I know the truth about Freddie

I was recently asked what I know about Freddie Mercury: here is my response...

I know the truth about Freddie

Someone emailed me to ask, ‘What do YOU know about Freddie Mercury?’
This was my response:
In 1986, I was with Freddie and Queen in Budapest, for their historic Hungarian gig. A decade later, five years after Freddie’s death in November 1991, I began to research his life for a definitive biography.

I voyaged to his birthplace Zanzibar by air and sea to locate his Parsi relatives, visit locations associated with him, and to begin to unravel the tangle of his early life. Also in 1996, I went to Munich to stay with his Austrian-German lover, Barbara Valentin, and to County Carlow, Ireland, to spend a few days with his ‘last official partner’, Jim Hutton.

During the summer of 1997, I hosted a party at London’s Groucho Club – scene of a number of Queen celebrations down the years, and of which I am a founder member – to launch my first Freddie biography. Jim, Barbara, Freddie’s former PA Peter Freestone and other Freddie- and Queen-related folk attended.

know-the-truth-about-freddieI researched and wrote another, completely new biography of him that was published in 2011. That book was repackaged and relaunched in 2018, as ‘Bohemian Rhapsody: The Definitive Biography of Freddie Mercury’.

Three years later, I was back with ‘Love of My Life’: a deep dive into Freddie’s closest relationships. It was the book that prompted his hitherto hidden daughter to reach out to me. I had come closer, she told me, to the real Freddie than any previous author or film maker.
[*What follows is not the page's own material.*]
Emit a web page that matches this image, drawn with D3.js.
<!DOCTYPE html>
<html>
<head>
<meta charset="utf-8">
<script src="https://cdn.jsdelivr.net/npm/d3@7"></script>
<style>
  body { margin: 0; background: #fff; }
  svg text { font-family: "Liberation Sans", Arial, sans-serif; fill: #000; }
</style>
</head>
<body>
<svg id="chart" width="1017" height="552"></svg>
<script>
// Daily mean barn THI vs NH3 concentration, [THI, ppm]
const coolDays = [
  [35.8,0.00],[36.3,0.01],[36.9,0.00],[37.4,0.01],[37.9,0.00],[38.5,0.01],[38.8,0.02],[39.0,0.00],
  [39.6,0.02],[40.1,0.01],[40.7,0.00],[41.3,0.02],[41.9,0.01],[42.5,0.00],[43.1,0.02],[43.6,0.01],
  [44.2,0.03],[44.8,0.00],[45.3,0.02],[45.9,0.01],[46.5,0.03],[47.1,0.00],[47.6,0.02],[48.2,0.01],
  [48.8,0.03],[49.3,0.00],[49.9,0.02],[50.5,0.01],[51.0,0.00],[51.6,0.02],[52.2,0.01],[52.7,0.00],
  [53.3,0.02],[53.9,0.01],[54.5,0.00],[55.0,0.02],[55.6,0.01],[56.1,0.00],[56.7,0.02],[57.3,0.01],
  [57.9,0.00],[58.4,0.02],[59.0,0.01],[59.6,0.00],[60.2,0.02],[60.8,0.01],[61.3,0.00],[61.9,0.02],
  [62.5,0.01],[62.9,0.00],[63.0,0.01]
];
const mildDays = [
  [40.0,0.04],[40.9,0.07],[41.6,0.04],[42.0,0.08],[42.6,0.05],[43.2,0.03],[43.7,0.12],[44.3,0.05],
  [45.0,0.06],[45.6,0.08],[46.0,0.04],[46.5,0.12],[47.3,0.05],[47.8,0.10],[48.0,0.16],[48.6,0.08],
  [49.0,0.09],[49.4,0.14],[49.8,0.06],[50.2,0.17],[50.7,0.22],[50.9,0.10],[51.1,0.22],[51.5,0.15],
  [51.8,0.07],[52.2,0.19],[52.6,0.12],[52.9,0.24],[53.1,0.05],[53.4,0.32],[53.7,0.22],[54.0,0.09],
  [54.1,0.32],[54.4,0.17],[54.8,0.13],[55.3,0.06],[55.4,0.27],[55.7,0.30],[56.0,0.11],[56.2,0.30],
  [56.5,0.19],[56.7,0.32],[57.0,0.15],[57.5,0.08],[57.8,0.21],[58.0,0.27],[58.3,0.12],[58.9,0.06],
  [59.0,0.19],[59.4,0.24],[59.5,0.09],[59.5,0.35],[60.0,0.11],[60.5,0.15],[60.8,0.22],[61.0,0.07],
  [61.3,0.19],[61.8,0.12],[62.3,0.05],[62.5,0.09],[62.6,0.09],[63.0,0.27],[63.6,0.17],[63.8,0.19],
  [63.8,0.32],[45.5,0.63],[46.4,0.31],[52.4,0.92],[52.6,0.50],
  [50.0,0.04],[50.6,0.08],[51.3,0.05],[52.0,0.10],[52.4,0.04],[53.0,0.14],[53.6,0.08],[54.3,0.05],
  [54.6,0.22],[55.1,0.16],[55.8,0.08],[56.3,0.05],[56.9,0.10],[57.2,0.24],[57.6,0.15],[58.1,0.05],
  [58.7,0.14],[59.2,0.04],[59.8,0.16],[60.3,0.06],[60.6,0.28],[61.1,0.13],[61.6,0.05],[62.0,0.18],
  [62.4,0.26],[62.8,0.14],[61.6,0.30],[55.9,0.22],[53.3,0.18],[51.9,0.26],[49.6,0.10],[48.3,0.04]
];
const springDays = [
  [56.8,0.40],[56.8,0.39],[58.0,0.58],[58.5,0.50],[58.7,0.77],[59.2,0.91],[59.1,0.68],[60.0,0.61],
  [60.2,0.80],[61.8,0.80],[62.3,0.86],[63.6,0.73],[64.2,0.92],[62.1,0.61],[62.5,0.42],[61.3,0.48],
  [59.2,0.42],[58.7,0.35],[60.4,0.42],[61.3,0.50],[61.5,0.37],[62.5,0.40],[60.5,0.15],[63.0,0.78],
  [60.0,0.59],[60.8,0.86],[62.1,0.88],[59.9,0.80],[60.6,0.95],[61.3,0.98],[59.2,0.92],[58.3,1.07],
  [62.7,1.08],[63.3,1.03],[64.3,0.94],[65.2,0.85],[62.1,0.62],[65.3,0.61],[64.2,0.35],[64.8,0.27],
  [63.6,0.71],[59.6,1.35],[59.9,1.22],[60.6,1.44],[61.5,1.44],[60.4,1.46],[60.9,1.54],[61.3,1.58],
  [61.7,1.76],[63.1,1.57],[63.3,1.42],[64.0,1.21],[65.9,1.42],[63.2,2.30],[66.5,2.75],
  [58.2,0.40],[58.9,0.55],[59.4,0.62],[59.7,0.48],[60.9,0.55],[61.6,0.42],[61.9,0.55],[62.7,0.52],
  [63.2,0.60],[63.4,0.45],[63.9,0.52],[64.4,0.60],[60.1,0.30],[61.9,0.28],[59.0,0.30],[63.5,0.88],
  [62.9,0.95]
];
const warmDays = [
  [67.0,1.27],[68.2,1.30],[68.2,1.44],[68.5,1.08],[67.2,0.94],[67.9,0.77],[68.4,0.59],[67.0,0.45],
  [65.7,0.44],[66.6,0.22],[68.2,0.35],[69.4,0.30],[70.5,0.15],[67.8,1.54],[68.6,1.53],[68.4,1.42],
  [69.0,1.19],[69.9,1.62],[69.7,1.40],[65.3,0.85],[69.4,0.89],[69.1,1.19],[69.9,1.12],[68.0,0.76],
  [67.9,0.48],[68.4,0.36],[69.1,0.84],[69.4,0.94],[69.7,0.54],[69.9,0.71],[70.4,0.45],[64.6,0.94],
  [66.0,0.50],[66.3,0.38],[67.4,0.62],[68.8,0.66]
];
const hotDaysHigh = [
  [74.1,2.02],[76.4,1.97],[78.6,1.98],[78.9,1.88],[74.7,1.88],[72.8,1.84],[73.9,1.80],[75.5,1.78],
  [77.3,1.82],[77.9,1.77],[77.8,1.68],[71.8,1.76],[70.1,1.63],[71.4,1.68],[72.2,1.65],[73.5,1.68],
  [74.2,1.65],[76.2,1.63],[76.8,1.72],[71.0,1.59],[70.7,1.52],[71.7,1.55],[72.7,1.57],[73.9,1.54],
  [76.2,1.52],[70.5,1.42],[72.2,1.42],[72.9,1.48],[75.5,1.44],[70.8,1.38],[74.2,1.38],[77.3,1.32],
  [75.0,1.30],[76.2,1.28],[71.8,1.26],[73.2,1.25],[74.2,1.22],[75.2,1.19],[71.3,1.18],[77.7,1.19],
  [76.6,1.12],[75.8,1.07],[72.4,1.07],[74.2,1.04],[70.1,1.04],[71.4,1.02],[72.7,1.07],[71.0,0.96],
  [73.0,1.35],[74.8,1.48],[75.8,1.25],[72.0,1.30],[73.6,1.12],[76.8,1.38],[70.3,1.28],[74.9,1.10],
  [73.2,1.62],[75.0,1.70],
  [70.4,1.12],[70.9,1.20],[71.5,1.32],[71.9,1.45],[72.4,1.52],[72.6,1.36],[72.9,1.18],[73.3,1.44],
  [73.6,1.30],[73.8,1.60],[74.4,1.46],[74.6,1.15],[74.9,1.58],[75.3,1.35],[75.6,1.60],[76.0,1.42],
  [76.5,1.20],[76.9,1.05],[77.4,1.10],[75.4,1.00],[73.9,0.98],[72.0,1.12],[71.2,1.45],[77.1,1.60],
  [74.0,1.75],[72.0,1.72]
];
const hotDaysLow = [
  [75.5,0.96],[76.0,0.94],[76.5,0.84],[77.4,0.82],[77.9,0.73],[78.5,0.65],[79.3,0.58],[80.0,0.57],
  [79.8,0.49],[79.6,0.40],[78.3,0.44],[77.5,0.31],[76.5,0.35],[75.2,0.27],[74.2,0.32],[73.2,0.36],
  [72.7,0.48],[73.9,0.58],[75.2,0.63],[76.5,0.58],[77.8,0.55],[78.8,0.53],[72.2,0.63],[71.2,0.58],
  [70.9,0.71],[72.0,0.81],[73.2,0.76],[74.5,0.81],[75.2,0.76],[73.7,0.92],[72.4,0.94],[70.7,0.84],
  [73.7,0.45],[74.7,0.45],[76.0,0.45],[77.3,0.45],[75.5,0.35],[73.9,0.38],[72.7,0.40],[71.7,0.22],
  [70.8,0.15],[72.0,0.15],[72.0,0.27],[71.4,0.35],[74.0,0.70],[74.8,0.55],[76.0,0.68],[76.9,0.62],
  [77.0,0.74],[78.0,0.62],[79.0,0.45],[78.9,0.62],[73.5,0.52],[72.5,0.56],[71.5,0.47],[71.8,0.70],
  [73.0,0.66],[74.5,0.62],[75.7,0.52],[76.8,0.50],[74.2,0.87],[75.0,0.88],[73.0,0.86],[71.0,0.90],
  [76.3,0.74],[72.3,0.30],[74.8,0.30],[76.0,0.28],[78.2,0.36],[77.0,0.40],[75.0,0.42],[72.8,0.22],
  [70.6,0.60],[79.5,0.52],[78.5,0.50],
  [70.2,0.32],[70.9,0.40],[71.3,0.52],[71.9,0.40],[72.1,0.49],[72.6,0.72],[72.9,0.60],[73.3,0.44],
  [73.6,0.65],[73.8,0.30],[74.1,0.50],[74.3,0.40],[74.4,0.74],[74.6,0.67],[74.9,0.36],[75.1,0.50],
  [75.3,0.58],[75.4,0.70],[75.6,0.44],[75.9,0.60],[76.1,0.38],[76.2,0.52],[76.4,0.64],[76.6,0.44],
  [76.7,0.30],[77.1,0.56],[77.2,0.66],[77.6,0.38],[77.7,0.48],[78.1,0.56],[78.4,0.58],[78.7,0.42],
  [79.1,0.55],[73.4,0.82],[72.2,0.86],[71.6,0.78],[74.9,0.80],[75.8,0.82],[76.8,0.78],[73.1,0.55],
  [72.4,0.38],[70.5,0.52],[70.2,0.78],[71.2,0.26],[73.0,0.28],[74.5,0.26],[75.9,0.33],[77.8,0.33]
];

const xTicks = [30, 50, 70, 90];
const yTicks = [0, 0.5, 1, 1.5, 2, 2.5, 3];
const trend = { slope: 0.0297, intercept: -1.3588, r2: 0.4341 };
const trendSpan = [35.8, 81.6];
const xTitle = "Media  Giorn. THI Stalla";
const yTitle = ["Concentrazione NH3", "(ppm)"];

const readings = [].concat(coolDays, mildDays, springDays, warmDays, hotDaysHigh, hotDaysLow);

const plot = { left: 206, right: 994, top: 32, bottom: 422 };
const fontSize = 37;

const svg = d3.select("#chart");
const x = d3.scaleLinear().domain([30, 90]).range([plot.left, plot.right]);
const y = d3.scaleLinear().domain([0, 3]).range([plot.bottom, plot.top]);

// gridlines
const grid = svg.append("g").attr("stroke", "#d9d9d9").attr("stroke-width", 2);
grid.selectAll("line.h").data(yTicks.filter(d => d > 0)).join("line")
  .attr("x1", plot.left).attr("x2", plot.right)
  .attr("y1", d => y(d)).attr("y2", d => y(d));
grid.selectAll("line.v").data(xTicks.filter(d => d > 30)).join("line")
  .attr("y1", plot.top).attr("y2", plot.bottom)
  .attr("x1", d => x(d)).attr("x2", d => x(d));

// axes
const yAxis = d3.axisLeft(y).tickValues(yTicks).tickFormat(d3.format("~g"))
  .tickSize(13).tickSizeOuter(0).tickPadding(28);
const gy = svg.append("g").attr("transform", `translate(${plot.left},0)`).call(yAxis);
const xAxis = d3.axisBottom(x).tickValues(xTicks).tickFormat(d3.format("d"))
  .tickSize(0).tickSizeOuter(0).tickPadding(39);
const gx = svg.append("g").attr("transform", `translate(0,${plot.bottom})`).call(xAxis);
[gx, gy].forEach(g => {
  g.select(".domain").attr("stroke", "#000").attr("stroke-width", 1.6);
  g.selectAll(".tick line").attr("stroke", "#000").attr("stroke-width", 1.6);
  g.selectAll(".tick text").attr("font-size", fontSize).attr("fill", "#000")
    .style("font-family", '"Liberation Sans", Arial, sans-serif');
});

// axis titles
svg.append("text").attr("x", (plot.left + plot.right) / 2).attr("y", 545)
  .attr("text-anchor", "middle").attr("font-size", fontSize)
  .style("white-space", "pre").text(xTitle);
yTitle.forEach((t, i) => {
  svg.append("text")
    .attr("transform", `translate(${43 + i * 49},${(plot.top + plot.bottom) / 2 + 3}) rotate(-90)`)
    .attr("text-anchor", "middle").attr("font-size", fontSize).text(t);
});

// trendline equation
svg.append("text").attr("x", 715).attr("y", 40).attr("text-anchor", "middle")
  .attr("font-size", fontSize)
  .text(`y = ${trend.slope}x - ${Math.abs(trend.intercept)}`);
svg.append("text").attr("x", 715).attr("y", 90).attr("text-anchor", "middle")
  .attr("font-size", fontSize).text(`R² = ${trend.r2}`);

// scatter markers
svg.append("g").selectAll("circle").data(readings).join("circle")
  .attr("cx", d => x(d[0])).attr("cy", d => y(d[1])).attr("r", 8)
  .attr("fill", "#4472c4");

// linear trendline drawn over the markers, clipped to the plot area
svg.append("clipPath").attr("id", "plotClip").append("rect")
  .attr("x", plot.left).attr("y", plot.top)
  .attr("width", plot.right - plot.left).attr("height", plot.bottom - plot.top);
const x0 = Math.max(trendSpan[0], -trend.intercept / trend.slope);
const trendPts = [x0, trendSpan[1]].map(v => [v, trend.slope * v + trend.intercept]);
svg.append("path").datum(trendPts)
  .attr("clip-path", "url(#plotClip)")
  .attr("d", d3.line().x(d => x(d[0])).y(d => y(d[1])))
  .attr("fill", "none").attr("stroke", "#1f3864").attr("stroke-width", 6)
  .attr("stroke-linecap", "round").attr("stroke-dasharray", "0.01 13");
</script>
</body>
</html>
Because, as she so rightly identified, Freddie Mercury never existed. That Freddie was a creation, a construct, a caricature; a mask behind which the real Freddie – Freddie Bulsara – could hide. But as she added, ‘There are still some things you should know.’
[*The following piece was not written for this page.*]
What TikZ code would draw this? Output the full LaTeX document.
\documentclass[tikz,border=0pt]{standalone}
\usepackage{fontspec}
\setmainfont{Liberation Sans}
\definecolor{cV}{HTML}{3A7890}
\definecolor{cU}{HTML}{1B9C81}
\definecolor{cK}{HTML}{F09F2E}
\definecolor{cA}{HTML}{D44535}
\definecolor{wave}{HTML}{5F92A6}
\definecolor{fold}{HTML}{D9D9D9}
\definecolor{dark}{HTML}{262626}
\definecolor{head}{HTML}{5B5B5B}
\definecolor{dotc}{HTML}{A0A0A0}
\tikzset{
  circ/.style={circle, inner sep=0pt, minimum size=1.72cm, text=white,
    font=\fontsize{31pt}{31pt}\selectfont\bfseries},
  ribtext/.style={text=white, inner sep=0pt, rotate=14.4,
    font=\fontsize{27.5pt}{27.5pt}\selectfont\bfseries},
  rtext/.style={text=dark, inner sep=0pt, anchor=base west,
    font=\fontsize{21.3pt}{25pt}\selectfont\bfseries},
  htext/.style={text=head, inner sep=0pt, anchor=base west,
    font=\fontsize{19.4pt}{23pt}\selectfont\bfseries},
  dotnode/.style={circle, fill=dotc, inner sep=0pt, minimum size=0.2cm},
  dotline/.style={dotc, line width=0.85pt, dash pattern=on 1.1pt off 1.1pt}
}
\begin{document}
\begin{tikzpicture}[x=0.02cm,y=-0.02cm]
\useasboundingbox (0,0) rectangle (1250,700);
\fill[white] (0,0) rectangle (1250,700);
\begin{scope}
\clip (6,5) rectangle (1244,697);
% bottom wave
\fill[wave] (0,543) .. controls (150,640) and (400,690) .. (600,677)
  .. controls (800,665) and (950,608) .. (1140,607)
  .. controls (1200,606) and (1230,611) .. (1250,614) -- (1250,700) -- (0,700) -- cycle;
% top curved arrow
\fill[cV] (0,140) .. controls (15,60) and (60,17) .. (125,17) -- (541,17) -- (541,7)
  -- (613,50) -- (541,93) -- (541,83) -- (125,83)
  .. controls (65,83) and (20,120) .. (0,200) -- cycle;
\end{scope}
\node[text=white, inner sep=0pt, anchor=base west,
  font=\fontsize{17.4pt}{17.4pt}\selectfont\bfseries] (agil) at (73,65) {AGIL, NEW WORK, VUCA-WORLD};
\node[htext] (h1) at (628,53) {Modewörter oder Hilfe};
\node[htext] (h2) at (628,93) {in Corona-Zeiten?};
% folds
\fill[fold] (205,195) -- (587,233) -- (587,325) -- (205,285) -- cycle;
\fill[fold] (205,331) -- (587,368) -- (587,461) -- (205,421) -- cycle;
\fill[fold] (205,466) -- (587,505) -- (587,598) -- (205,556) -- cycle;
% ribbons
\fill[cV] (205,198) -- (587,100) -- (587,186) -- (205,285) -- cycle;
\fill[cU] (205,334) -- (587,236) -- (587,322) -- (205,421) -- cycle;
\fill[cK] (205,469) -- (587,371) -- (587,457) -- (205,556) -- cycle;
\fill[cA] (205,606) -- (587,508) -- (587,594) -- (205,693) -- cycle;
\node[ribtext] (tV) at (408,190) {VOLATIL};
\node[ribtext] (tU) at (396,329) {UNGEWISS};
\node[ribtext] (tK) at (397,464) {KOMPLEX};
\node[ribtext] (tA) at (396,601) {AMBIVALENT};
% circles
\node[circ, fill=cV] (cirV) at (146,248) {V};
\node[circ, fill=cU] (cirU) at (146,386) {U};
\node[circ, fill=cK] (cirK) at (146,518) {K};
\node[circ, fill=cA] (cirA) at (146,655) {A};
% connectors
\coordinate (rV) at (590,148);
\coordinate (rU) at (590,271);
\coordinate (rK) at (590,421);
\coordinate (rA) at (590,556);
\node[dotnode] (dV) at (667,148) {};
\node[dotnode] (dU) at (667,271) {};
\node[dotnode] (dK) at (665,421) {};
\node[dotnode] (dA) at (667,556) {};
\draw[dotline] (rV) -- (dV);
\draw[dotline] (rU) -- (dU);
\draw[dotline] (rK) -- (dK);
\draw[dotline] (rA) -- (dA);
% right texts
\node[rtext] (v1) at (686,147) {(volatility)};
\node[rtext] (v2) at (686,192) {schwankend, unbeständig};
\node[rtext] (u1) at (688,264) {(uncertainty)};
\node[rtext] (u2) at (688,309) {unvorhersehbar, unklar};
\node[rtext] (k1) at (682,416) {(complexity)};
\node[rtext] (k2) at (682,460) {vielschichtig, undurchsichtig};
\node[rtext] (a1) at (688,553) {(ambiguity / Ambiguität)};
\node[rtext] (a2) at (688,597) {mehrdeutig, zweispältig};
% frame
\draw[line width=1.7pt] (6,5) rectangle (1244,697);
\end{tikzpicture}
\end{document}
She and I worked together for the next four years, to create ‘Love, Freddie’. That book was published on 5th September last year, on what would have been his seventy-ninth birthday.

I knew from the outset that his daughter, to whom I refer throughout the book as ‘B’, but whom her father called ‘Bibi’, did not have much longer to live. She was ill with chordoma, a rare form of spinal cancer. That was the reason why she wanted to restore his true life story.
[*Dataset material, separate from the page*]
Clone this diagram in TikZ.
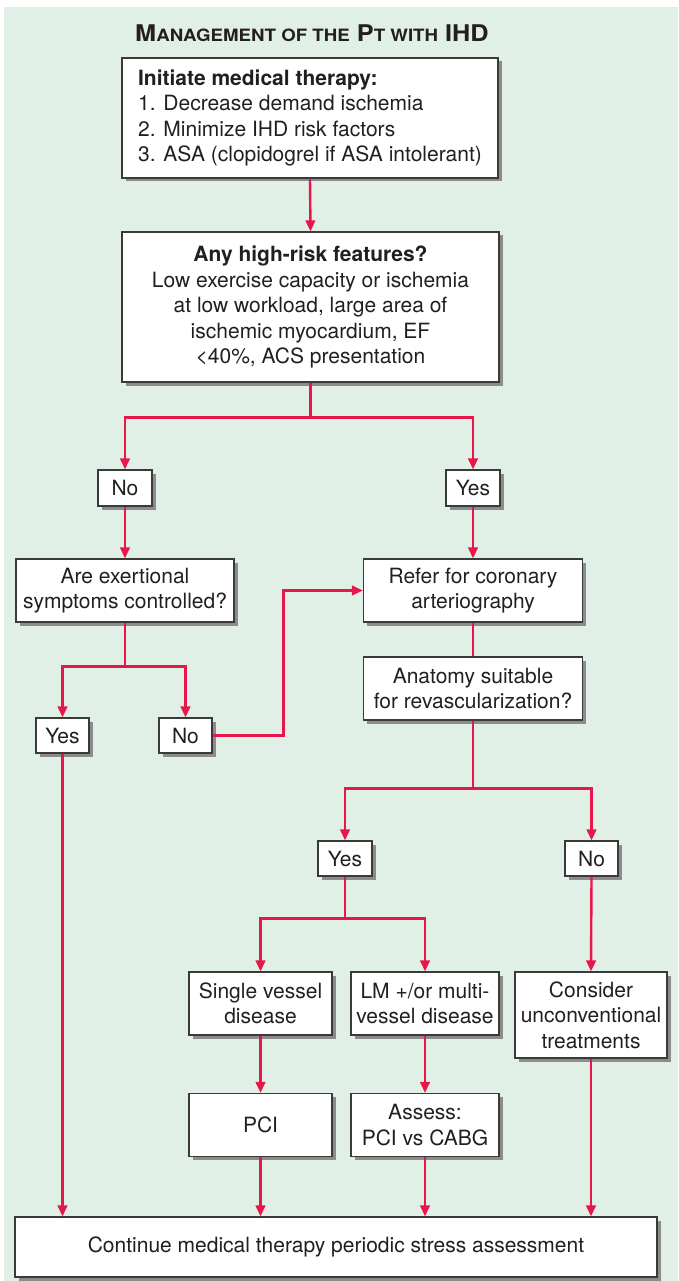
\documentclass[tikz,border=0pt]{standalone}
\usepackage{fontspec}
\setmainfont{TeX Gyre Heros}
\usetikzlibrary{arrows.meta,shadows}
\definecolor{bg}{HTML}{E1F0E6}
\definecolor{linkred}{HTML}{E8174B}
\definecolor{txt}{HTML}{231F20}
\definecolor{frame}{HTML}{3A3A3A}
\begin{document}
\begin{tikzpicture}[x=1pt,y=1pt,
  box/.style={draw=frame, line width=1.1pt, fill=white, text=txt, inner sep=0pt,
    align=center, font=\fontsize{21}{25.5}\selectfont,
    drop shadow={shadow xshift=3.5pt, shadow yshift=-3.5pt, fill=black!45, opacity=1}},
  conn/.style={draw=linkred, line width=2.4pt},
  arr/.style={conn, -{Triangle[length=11pt,width=9.5pt]}}
]
\useasboundingbox (0,0) rectangle (678,-1281);
\fill[bg] (4,-7) rectangle (678,-1281);

\node[text=txt] (title) at (312,-33) {\scalebox{1.1}[1]{\bfseries\fontsize{23}{27}\selectfont M{\fontsize{17}{20}\selectfont ANAGEMENT OF THE} P{\fontsize{17}{20}\selectfont T WITH} IHD}};

\node[box, minimum width=376pt, minimum height=120pt, align=left] (b1) at (310,-118)
  {\textbf{Initiate medical therapy:}\\1. Decrease demand ischemia\\2. Minimize IHD risk factors\\3. ASA (clopidogrel if ASA intolerant)};
\node[box, minimum width=377pt, minimum height=150pt] (b2) at (310.5,-307)
  {\textbf{Any high-risk features?}\\Low exercise capacity or ischemia\\at low workload, large area of\\ischemic myocardium, EF\\<40\%, ACS presentation};
\node[box, minimum width=54pt, minimum height=36pt] (no1) at (125,-488) {No};
\node[box, minimum width=54pt, minimum height=36pt] (yes1) at (473,-488) {Yes};
\node[box, minimum width=218pt, minimum height=63pt] (exer) at (125,-590.5) {Are exertional\\symptoms controlled?};
\node[box, minimum width=219pt, minimum height=63pt] (refer) at (473,-590.5) {Refer for coronary\\arteriography};
\node[box, minimum width=53pt, minimum height=35pt] (yes2) at (62.5,-735.5) {Yes};
\node[box, minimum width=53pt, minimum height=35pt] (no2) at (185.5,-735.5) {No};
\node[box, minimum width=219pt, minimum height=63pt] (anat) at (473,-688.5) {Anatomy suitable\\for revascularization?};
\node[box, minimum width=54pt, minimum height=35pt] (yes3) at (345,-858.5) {Yes};
\node[box, minimum width=53pt, minimum height=35pt] (no3) at (591.5,-858.5) {No};
\node[box, minimum width=143pt, minimum height=63pt] (single) at (260.5,-1003.5) {Single vessel\\disease};
\node[box, minimum width=148pt, minimum height=63pt] (lm) at (425,-1003.5) {LM +/or multi-\\vessel disease};
\node[box, minimum width=152pt, minimum height=86pt] (consider) at (591,-1015) {Consider\\unconventional\\treatments};
\node[box, minimum width=143pt, minimum height=63pt] (pci) at (260.5,-1125) {PCI};
\node[box, minimum width=148pt, minimum height=63pt] (assess) at (425,-1125) {Assess:\\PCI vs CABG};
\node[box, minimum width=642pt, minimum height=60pt] (bot) at (336,-1247) {Continue medical therapy periodic stress assessment};

\draw[arr] (b1.south) -- (b2.north);
\draw[conn] (b2.south) -- ++(0,-35) coordinate (j1);
\draw[arr] (j1) -| (no1.north);
\draw[arr] (j1) -| (yes1.north);
\draw[arr] (no1.south) -- (exer.north);
\draw[arr] (yes1.south) -- (refer.north);
\draw[conn] (exer.south) -- ++(0,-44) coordinate (j2);
\draw[arr] (j2) -| (yes2.north);
\draw[arr] (j2) -| (no2.north);
\draw[arr] (no2.east) -- ++(71,0) |- (refer.west);
\draw[conn] (refer.south) -- (anat.north);
\draw[conn] (anat.south) -- ++(0,-68) coordinate (j3);
\draw[arr] (j3) -| (yes3.north);
\draw[arr] (j3) -| (no3.north);
\draw[conn] (yes3.south) -- ++(0,-42) coordinate (j4);
\draw[arr] (j4) -| (single.north);
\draw[arr] (j4) -| (lm.north);
\draw[arr] (no3.south) -- (consider.north);
\draw[arr] (single.south) -- (pci.north);
\draw[arr] (lm.south) -- (assess.north);
\draw[arr] (yes2.south) -- (yes2.south |- bot.north);
\draw[arr] (pci.south) -- (pci.south |- bot.north);
\draw[arr] (assess.south) -- (assess.south |- bot.north);
\draw[arr] (consider.south) -- (consider.south |- bot.north);
\end{tikzpicture}
\end{document}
Working from the seventeen handwritten journals her father had given her four months before his death, it was what we did. Bibi was devastated by the outpourings of venom and spite heaped on us both in response to news of her existence. She, her husband and two young children were on the last holiday they would take together at the time, in South America.

As they were crossing the Andes mountains, her husband told me, they learned that Freddie’s ‘former fiancée’ Mary Austin had given an interview to The Sunday Times, in which she insisted that Freddie did not keep notebooks/journals/diaries, and that she would be ‘amazed’ if he had fathered a daughter as she knew nothing of any child.

Bibi was shocked. As far as she was concerned, because Freddie had written as much in his personal diaries, Mary was the one person who knew absolutely everything about it. She later speculated as to whether he had written that because he had intended to reveal all to Mary, only the timing was never right.

HIV virus


He then contracted the HIV virus and became ill. She also wondered whether Mary had indeed known everything, but had made a promise to Freddie to maintain her silence on the subject, a promise that she would never break.

Mary had never once responded to Bibi’s many letters and cards written and sent over nearly half a century. When it was later announced that Mary will publish her own book in July this year, based on the notebooks and journals that Freddie had left her – even though she had insisted in The Sunday Times that he had never kept notebooks or journals – all became clear.

Bibi clung to life for the sake of her partner and two little boys. Following the family’s final Christmas together, she died at their second home in the South of France on Monday, 5th January. Her husband and sons returned home to Switzerland, where they scattered her ashes in the Alps so that she may ‘watch over her children’ as they grow. Father and daughter are now reunited in Zoroastrian heaven, which is known as the World of Thoughts.

It was the privilege of my life to have known them both, and to have been given the opportunity to write this and all my previous Freddie books.

What do I know about Freddie Mercury? I know the truth.